If I may paraphrase a line from the Billy Joel classic, “New York State of Mind.” “Some folks ‘need’ to get away.” Lucas Duda was one of those folks.
Duda’s power potential was always the lure for the Mets when he was a seventh round pick in 2007, but he was a Southern California kid who never maximized his ability in New York.
With no plans to re-sign the impending free agent, much less extend a qualifying offer, the Mets traded Duda to the Tampa Rays for 23-year old right hander Drew Smith. In parts of eight seasons with the Mets, Duda hit 125 home runs and is seventh on the club’s all-time list.

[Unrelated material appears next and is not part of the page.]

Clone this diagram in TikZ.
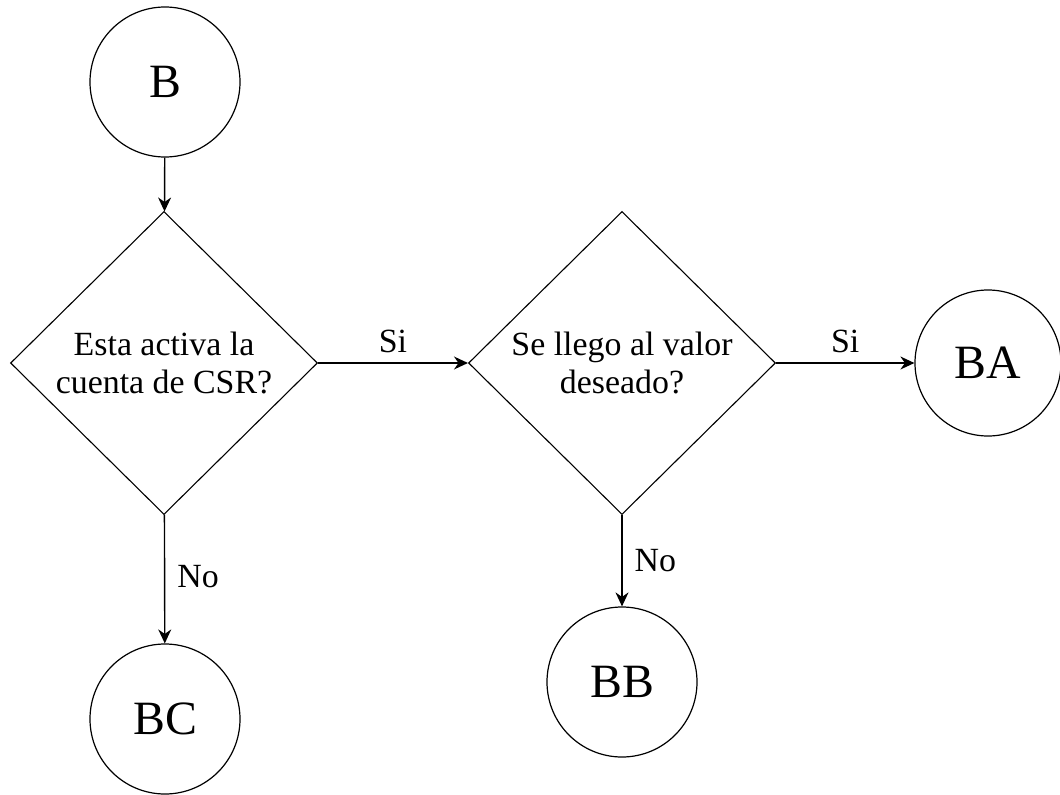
\documentclass[tikz,border=0pt]{standalone}
\usepackage{fontspec}
\setmainfont{Liberation Serif}
\usetikzlibrary{shapes.geometric,arrows.meta}
\begin{document}
\begin{tikzpicture}[x=1bp,y=-1bp,
  term/.style={circle,draw,line width=1.2bp,minimum size=150bp,inner sep=0pt,
    font=\fontsize{48}{50}\selectfont},
  decision/.style={diamond,draw,line width=1.1bp,minimum width=307bp,
    minimum height=303bp,inner sep=0pt,align=center,
    font=\fontsize{34}{39}\selectfont},
  flow/.style={-{Stealth[length=14bp,width=13bp]},line width=1.4bp},
  lbl/.style={font=\fontsize{34}{38}\selectfont,inner sep=0pt}]
\useasboundingbox (0,0) rectangle (1060,795);

% nodes
\node[term] (b) at (165,82) {B};
\node[decision] (d1) at (164,363) {Esta activa la\\cuenta de CSR?};
\node[decision] (d2) at (622,363) {Se llego al valor\\deseado?};
\node[term,minimum size=146bp] (ba) at (988,363) {BA};
\node[term] (bb) at (622,682) {BB};
\node[term] (bc) at (165,719) {BC};

% connectors
\draw[flow] (b) -- (d1);
\draw[flow] (d1) -- node[lbl,above=9bp] {Si} (d2);
\draw[flow] (d2) -- node[lbl,above=9bp] {Si} (ba);
\draw[flow] (d2) -- node[lbl,right=12bp] {No} (bb);
\draw[flow] (d1) -- node[lbl,right=12bp,yshift=2bp] {No} (bc);
\end{tikzpicture}
\end{document}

This critique is not a knock on Duda as a person because he is a good person. From watching him since he debuted in 2010 to now, I just feel he was not cut out to play in New York. Duda seemed to lack the “fire in the belly” that is needed to succeed in a baseball town like New York where the fans are relentless.
Unfortunately, his signature moment as a Met will be his errant throw home in the 9th inning of game five of the 2015 World Series that allowed the tying run to score. The Mets would go on to lose the game and the Series in 12 innings.
Duda’s career splits indicate he was a poor two-strike hitter which led to his inconsistent performance throughout his Met career. The left-hand hitter saw a lot of off speed stuff with two strikes and could never stay out of extended slumps.
Duda hit 125 home runs as a Met but 80 were solo shots. That’s nearly 2/3 of his entire career total which tells me that opposing pitchers challenged him with no one on base, but refused to “give in” to Duda with men on. A respected scout once told me that Duda has “too many holes as a hitter that an opposing pitcher can exploit with ordinary stuff.”
Duda could do something unique and that’s haunt the Mets and Yankees this weekend at the same time when he makes his Tampa debut and is running on adrenaline, but that doesn’t necessarily mean that this deal will turn out bad.
This trade gets the ball rolling for the Mets on what should be the beginning of a make over of their everyday lineup and bullpen.
Reportedly, the Mets inquired about some of Tampa’s top prospects including speedy outfielder Jake Fraley but they get back a 23-year old right hand reliever in Smith who began his pro career with Detroit in 2015 and was traded to Tampa early in this minor league season.
Smith has a plus-fastball and average curve ball. At times, he’s struggled with control but he’s shown he can improve. Last season, Smith walked 23 batters in 48.2 IP with 62 strikeouts in A-Ball for Detroit’s West Michigan team. After joining the Tampa organization, he’s walked only 5 in 33.1 IP in 27 games.
A National League scout who has followed the Rays’ organization said Smith is “a good acquisition.”
Now, the Mets need to see what they can get for Addison Reed and maybe something for Asdrubal Cabrera, although that market seems to have dried up some.
The ball is rolling and the Mets need to “keep up with the Joneses” and the youth movement in major league baseball. Amed Rosario and Dominic Smith, the Mets’ top shortstop and first-base prospects, should be here shortly.